A notice to probationary employees — fired in February and reinstated in March — directed workers at the U.S. tax collector to prepare to return to “full duty” by April 14 — one day before the country’s taxes are due, according to a copy viewed by Bloomberg News.

Between now and the agency’s most important date on the calendar, workers will be picking up new federal ID badges, powering up computers they turned in when the terminations hit in February and negotiating remote work arrangements in cities where the IRS doesn’t have office space. 

For employees who don’t want to come back, the notice provides an out: workers can send an email to decline to return and resign from the agency.
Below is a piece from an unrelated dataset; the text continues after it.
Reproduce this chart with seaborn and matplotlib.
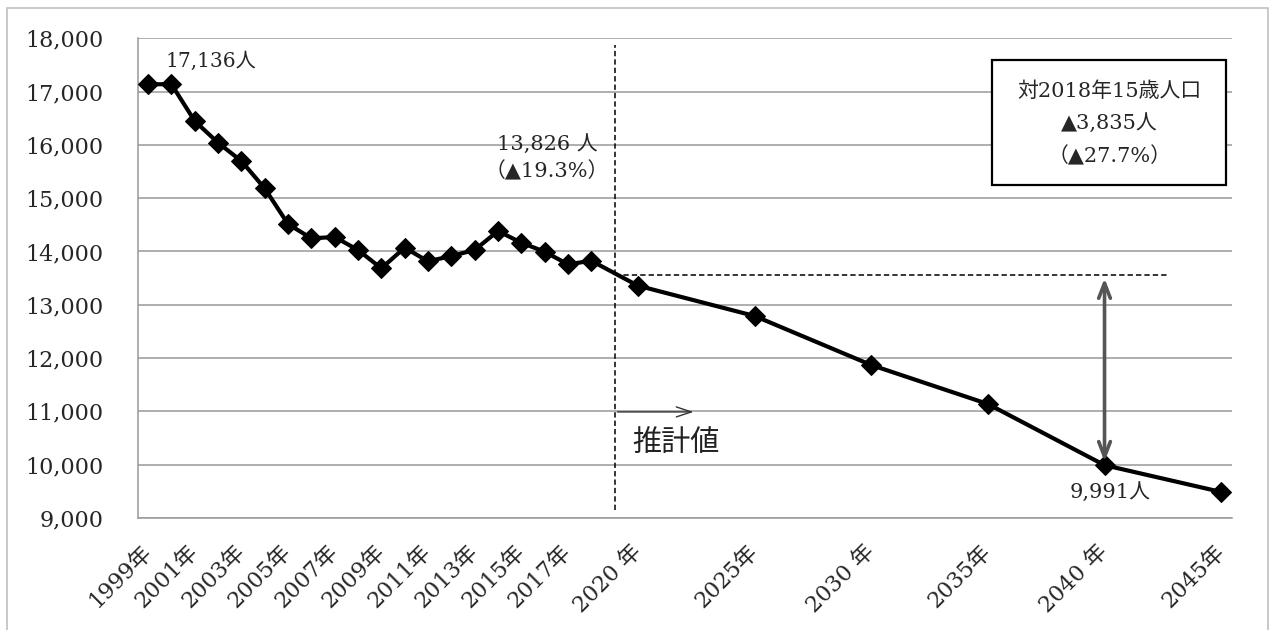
import matplotlib
matplotlib.use("Agg")
import matplotlib.pyplot as plt
import matplotlib.patches as mpatches
import matplotlib.transforms as mtransforms
import seaborn as sns

# -----------------------------
# data (15歳人口: 実績 + 推計)
# -----------------------------
years = [1999, 2000, 2001, 2002, 2003, 2004, 2005, 2006, 2007, 2008,
         2009, 2010, 2011, 2012, 2013, 2014, 2015, 2016, 2017, 2018,
         2020, 2025, 2030, 2035, 2040, 2045]
students = [17136, 17140, 16448, 16041, 15697, 15185, 14515, 14247, 14272, 14028,
            13684, 14071, 13816, 13915, 14028, 14384, 14165, 13996, 13759, 13826,
            13358, 12790, 11870, 11139, 9991, 9488]

tick_years = [1999, 2001, 2003, 2005, 2007, 2009, 2011, 2013, 2015, 2017,
              2020, 2025, 2030, 2035, 2040, 2045]
tick_labels = ["1999年", "2001年", "2003年", "2005年", "2007年", "2009年",
               "2011年", "2013年", "2015年", "2017年",
               "2020 年", "2025年", "2030 年", "2035年", "2040 年", "2045年"]
y_ticks = [9000, 10000, 11000, 12000, 13000, 14000, 15000, 16000, 17000, 18000]

label_first = "17,136人"
label_2018 = "13,826 人\n（▲19.3%）"
label_2040 = "9,991人"
box_text = "対2018年15歳人口\n▲3,835人\n（▲27.7%）"
forecast_text = "推計値"

forecast_start = 2019      # 推計値の境界
ref_level = 13550          # 点線の水平線 (作図上の位置)
ref_end = 2042.7

# -----------------------------
# style
# -----------------------------
sns.set_theme(style="white")
plt.rcParams["font.family"] = ["DejaVu Serif", "Noto Sans CJK JP", "DejaVu Sans"]
plt.rcParams["axes.unicode_minus"] = False

GRID = "#999999"

fig = plt.figure(figsize=(12.72, 6.30), dpi=100)
ax = fig.add_axes([0.1085, 0.1778, 0.8598, 0.7614])

sns.lineplot(x=years, y=students, ax=ax, color="black", linewidth=3.0,
             marker="D", markersize=10, markeredgecolor="black",
             markerfacecolor="black", zorder=5)

ax.set_xlim(1998.57, 2045.45)
ax.set_ylim(9000, 18000)
ax.set_yticks(y_ticks)
ax.set_yticklabels([f"{v:,}" for v in y_ticks], fontsize=16)
ax.set_xticks(tick_years)
ax.set_xticklabels(tick_labels, fontsize=16, rotation=45, ha="right",
                   va="center", rotation_mode="anchor")
offset = mtransforms.ScaledTranslation(10 / 100, 2 / 100, fig.dpi_scale_trans)
for lbl in ax.get_xticklabels():
    lbl.set_transform(lbl.get_transform() + offset)

ax.tick_params(axis="y", length=0, pad=25)
ax.tick_params(axis="x", length=0, pad=22)
ax.set_xlabel("")
ax.set_ylabel("")

ax.yaxis.grid(True, color=GRID, linewidth=1.1)
ax.xaxis.grid(False)
ax.set_axisbelow(True)
for side in ["top", "right"]:
    ax.spines[side].set_visible(False)
for side in ["left", "bottom"]:
    ax.spines[side].set_color(GRID)
    ax.spines[side].set_linewidth(1.1)

# 推計値の境界線と水平の点線
ax.plot([forecast_start, forecast_start], [9150, 17870], color="black",
        linewidth=1.1, linestyle=(0, (3.5, 2)), zorder=4)
ax.plot([forecast_start, ref_end], [ref_level, ref_level], color="black",
        linewidth=1.1, linestyle=(0, (3.5, 2)), zorder=4)

# 両矢印 (2018年 → 2040年 の減少)
ax.annotate("", xy=(years[24], students[24] + 15), xytext=(years[24], ref_level),
            arrowprops=dict(arrowstyle="<->,head_length=0.9,head_width=0.35",
                            color="#555555", linewidth=2.6), zorder=6)

# 推計値の矢印
ax.annotate("", xy=(2022.5, 10990), xytext=(forecast_start, 10990),
            arrowprops=dict(arrowstyle="->,head_length=0.9,head_width=0.3",
                            color="#333333", linewidth=1.0))
ax.text(2019.75, 10400, forecast_text, fontsize=21, ha="left", va="center",
        family=["Noto Sans CJK JP"], color="#222222")

# データラベル
ax.annotate(label_first, xy=(years[0], students[0]), xytext=(45, 17),
            textcoords="offset points", ha="center", va="center", fontsize=14.5)
ax.annotate(label_2018, xy=(years[19], students[19]), xytext=(-32, 74),
            textcoords="offset points", ha="center", va="center", fontsize=15,
            linespacing=1.45)
ax.annotate(label_2040, xy=(years[24], students[24]), xytext=(4, -19.5),
            textcoords="offset points", ha="center", va="center", fontsize=15)

# 注記ボックス
box = mpatches.Rectangle((0.781, 0.694), 0.214, 0.261, transform=ax.transAxes,
                         facecolor="white", edgecolor="black", linewidth=1.6,
                         zorder=7)
ax.add_patch(box)
ax.text(0.888, 0.8215, box_text, transform=ax.transAxes, ha="center",
        va="center", fontsize=15, linespacing=1.75, zorder=8)

# 外枠
frame = mpatches.Rectangle((7 / 1272, -0.05), 1261 / 1272, 1.05 - 8 / 630,
                           transform=fig.transFigure, facecolor="none",
                           edgecolor="#c0c0c0", linewidth=1.2)
fig.patches.append(frame)

fig.savefig("out.png", dpi=100)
But management said workers don’t need to give up jobs they took in the weeks since the Department of Government Efficiency first initiated the firings — in what could be a sign of the IRS’ manpower needs as tax returns roll in.

“Please know that outside employment does not necessarily prevent you from returning to work,” the message read.

The IRS declined to comment.

These roughly 7,000 employees were fired in February as part of Elon Musk’s DOGE effort to slash the U.S. government’s workforce. But a federal judge in Maryland ruled last month that 18 agencies, including the Treasury Department which oversees the IRS, had to reinstate their fired probationary workers, as the courts continue to weigh the legality of the job cuts.

At the time, unions said that bringing workers back onto the federal payroll, even keeping them on leave, would reverse the economic hit of the layoffs and restore affected employees’ health benefits. 

Still, the Trump administration’s longterm goal of cutting the IRS workforce in half is expected to dramatically raise wait times for customer service functions, including helping individual filers with tax returns. It’s also likely to be good news for tax cheats, tax experts said, since it will cramp the agency’s ability to audit returns, including some of the wealthiest people in the country.